* BEGIN *
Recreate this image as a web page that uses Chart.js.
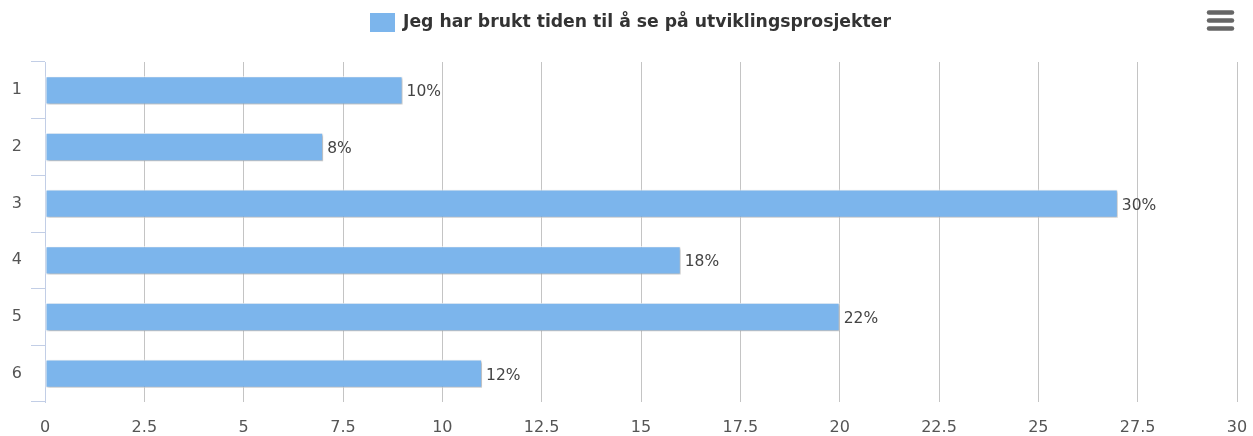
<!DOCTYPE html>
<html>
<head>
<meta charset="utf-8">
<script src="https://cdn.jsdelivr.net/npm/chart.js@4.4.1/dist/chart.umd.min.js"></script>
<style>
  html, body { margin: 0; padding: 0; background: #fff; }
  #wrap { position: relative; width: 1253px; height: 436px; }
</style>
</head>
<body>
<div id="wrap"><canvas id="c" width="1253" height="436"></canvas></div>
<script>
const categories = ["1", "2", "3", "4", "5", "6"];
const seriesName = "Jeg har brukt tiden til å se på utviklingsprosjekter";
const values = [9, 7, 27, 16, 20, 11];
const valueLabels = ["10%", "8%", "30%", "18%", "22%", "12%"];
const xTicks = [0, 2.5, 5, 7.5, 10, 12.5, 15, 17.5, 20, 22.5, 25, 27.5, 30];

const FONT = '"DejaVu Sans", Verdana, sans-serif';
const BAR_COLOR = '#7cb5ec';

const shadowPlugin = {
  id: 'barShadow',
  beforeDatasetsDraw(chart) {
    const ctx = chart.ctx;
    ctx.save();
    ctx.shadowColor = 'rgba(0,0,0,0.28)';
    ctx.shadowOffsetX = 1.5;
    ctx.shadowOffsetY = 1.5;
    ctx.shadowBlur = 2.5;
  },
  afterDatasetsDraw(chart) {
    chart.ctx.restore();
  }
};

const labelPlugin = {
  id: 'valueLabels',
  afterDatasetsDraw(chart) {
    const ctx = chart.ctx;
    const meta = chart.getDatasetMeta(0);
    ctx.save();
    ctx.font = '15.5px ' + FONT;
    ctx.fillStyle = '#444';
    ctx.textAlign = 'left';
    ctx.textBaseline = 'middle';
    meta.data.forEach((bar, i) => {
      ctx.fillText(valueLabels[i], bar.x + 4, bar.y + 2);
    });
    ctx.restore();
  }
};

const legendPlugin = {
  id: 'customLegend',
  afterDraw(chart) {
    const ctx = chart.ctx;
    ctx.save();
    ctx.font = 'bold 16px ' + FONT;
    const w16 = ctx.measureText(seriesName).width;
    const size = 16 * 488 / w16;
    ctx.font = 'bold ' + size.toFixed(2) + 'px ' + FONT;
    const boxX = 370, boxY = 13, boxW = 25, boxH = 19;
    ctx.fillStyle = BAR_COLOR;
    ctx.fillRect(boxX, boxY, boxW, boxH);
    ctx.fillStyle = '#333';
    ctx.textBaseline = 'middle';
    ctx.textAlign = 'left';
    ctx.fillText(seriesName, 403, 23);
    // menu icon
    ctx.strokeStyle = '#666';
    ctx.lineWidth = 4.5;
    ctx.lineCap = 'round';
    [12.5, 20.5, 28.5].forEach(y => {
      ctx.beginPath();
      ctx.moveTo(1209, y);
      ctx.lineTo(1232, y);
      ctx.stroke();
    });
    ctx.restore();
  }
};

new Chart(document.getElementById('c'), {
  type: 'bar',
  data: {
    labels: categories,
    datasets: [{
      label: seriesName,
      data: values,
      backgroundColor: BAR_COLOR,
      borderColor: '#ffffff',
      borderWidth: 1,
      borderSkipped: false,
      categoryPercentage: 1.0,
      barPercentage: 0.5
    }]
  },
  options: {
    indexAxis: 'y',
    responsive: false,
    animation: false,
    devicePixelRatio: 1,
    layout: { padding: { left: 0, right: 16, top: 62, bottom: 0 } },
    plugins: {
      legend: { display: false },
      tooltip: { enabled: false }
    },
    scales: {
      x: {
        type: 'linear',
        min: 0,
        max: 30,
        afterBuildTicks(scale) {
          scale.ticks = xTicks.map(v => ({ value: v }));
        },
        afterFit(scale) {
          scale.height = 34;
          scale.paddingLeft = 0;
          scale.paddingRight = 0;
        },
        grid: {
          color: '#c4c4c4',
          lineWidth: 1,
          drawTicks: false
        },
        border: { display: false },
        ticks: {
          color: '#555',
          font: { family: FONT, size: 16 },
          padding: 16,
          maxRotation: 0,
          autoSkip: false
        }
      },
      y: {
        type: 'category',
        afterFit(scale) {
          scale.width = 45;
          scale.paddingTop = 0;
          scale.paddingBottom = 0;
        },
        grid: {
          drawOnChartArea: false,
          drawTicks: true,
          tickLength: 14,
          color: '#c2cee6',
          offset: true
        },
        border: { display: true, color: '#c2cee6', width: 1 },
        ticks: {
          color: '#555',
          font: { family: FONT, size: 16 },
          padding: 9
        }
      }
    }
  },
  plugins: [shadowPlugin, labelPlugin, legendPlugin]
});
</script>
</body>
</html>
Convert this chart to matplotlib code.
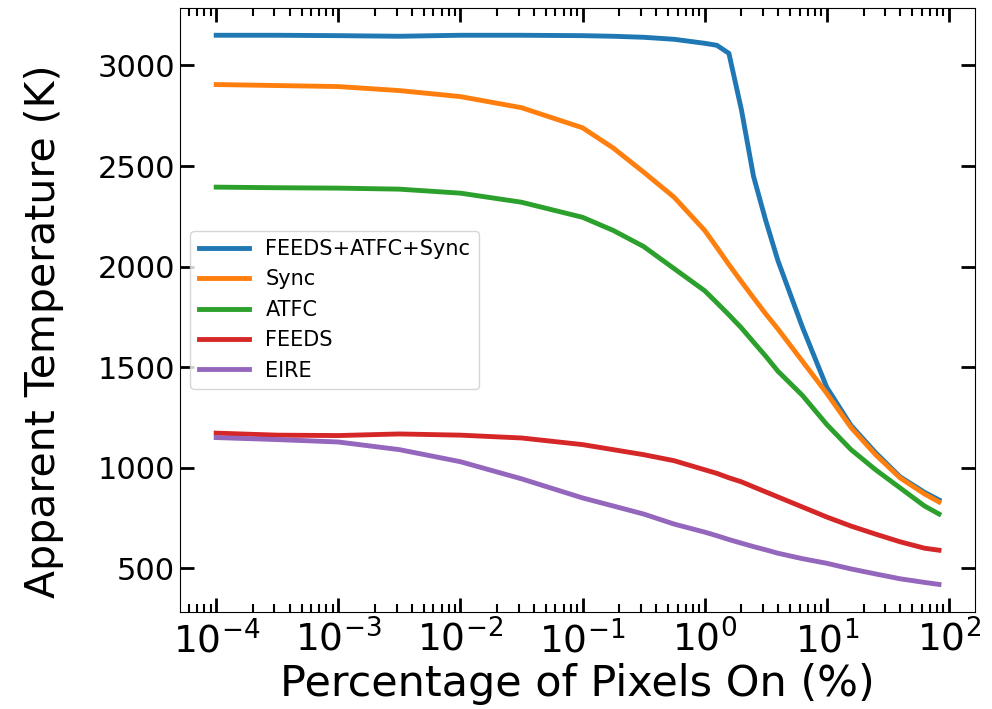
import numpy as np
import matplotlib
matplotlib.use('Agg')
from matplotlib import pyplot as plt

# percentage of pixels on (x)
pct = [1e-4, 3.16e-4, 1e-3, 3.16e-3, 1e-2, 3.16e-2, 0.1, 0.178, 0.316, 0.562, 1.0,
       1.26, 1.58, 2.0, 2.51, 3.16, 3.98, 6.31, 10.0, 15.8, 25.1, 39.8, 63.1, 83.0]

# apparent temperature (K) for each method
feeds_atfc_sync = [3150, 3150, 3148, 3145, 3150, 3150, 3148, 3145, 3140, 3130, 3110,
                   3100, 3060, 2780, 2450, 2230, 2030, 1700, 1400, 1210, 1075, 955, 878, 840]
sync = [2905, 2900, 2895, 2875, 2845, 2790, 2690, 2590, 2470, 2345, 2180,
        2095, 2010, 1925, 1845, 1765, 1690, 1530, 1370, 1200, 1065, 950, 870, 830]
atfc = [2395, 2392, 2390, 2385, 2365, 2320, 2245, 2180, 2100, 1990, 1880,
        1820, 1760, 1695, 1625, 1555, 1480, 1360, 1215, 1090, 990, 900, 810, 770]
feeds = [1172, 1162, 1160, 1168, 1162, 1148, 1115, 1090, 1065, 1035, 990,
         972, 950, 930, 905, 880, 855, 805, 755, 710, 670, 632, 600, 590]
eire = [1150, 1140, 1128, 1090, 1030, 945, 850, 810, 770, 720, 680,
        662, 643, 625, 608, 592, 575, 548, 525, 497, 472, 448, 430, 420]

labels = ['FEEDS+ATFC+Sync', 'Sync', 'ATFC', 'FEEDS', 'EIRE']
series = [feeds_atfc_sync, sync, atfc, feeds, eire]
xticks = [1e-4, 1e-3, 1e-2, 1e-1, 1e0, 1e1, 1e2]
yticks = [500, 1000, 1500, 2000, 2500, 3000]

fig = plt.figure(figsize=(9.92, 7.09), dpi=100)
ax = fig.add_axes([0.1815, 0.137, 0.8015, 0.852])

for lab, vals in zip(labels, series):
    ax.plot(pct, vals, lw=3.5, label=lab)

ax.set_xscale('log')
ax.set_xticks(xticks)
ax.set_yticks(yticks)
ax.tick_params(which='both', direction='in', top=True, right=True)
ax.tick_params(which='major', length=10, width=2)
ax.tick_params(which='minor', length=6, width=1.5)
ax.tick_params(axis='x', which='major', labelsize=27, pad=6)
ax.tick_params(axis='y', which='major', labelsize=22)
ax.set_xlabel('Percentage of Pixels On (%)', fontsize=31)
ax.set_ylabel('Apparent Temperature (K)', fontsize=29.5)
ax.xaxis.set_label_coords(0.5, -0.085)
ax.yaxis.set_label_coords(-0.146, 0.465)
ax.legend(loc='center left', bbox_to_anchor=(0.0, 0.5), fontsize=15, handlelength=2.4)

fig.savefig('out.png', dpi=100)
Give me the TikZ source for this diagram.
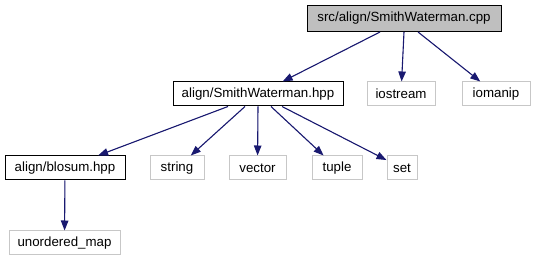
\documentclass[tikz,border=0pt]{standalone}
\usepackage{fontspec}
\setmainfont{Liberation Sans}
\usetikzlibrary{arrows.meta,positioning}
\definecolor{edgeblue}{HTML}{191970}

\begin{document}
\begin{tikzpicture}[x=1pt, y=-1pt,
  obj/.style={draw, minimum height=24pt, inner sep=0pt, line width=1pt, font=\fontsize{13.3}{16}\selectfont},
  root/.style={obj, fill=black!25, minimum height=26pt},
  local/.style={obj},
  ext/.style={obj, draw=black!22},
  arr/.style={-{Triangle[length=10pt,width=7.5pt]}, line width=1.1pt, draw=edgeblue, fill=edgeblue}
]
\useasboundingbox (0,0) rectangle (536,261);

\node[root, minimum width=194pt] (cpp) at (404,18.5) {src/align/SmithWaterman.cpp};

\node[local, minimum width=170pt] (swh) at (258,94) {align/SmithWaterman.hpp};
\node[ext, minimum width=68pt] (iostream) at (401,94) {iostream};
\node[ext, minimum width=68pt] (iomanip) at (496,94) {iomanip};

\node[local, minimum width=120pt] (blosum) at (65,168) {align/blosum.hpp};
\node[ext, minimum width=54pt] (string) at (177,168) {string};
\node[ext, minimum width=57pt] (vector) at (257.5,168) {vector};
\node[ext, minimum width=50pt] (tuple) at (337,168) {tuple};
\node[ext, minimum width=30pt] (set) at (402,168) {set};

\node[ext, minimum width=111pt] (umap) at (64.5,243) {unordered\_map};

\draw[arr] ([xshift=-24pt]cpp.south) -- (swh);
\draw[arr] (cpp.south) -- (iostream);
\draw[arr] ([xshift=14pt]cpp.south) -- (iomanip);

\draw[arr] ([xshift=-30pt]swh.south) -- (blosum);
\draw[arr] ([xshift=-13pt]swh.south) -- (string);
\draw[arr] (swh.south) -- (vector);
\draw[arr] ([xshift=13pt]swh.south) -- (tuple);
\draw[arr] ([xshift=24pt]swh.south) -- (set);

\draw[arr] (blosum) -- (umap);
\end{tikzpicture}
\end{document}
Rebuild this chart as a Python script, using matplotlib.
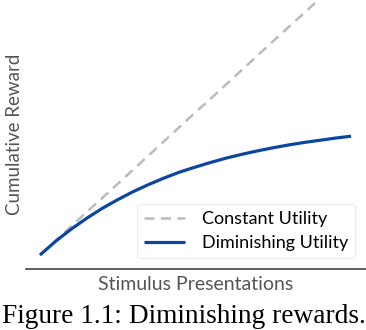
* END *
● **STATED PROBLEM**: Retype exactly the lines from the one with "Convert this chart to matplotlib code." through the one with "39.8, 63.1, 83.0]", both included, and nothing else; leave out the pictures.

● **CORRECT RESULT**:
Convert this chart to matplotlib code.
import numpy as np
import matplotlib
matplotlib.use('Agg')
from matplotlib import pyplot as plt

# percentage of pixels on (x)
pct = [1e-4, 3.16e-4, 1e-3, 3.16e-3, 1e-2, 3.16e-2, 0.1, 0.178, 0.316, 0.562, 1.0,
       1.26, 1.58, 2.0, 2.51, 3.16, 3.98, 6.31, 10.0, 15.8, 25.1, 39.8, 63.1, 83.0]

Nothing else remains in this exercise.